The experiment relies entirely on passive thermal management — no heaters or fans are needed. Heat is generated mainly by the mainboard, the cameras and the LED/pressure PCBs, and in the vacuum of flight it is dissipated through conduction and radiation. Transient thermal analysis is carried out for the cameras and the pressure/LED boards to confirm every component stays within its operating temperature range across the full flight. The worst case assumes no convection for the entire experiment window, leaving only conduction and radiation to manage the load. To better understand the thermal situation of our experiment, vacuum chamber testing is performed.

ELECTRICAL DESIGN

CAPILUX is controlled by a single mainboard mounted to the module bulkhead.
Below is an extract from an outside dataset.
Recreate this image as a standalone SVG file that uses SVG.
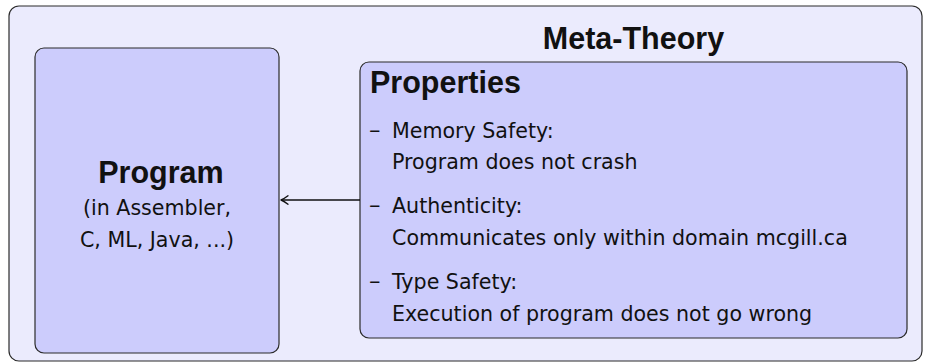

It conditions the 28 V REXUS bus down to 5 V and 3.3 V, receives the lift-off and start-of-experiment signals from the rocket, drives the cameras and chamber LEDs, and logs acceleration and environmental data to both onboard flash and an SD card. Eight RunCam Split 4 V2 cameras observe the chambers, each paired with a DVR mounted to the bulkhead for cooling. Pressure and lighting are handled by small PCBs built into the chamber end caps, and a dedicated TV multiplexer board switches all eight camera feeds into a single video downlink for live monitoring before and during flight.

SOFTWARE DESIGN

The CAPILUX software is responsible for controlling the experiment before and during flight. It manages the onboard flight computer controlling the cameras and LEDs, collecting sensor data and storing the experiment data. This subsystem is developed to work autonomously during flight, but before launch, the same software allows the team to test cameras, sensors, LEDs, communication and data logging from the ground station. A custom ground station user interface displays telemetry, subsystem status, memory information and housekeeping data downlinked from the onboard flight computer, while also allowing commands being sent during pre-flight checks. The software is built around traceability and data protection, ensuring that recorded experiment data remains usable even if power or communication is interrupted.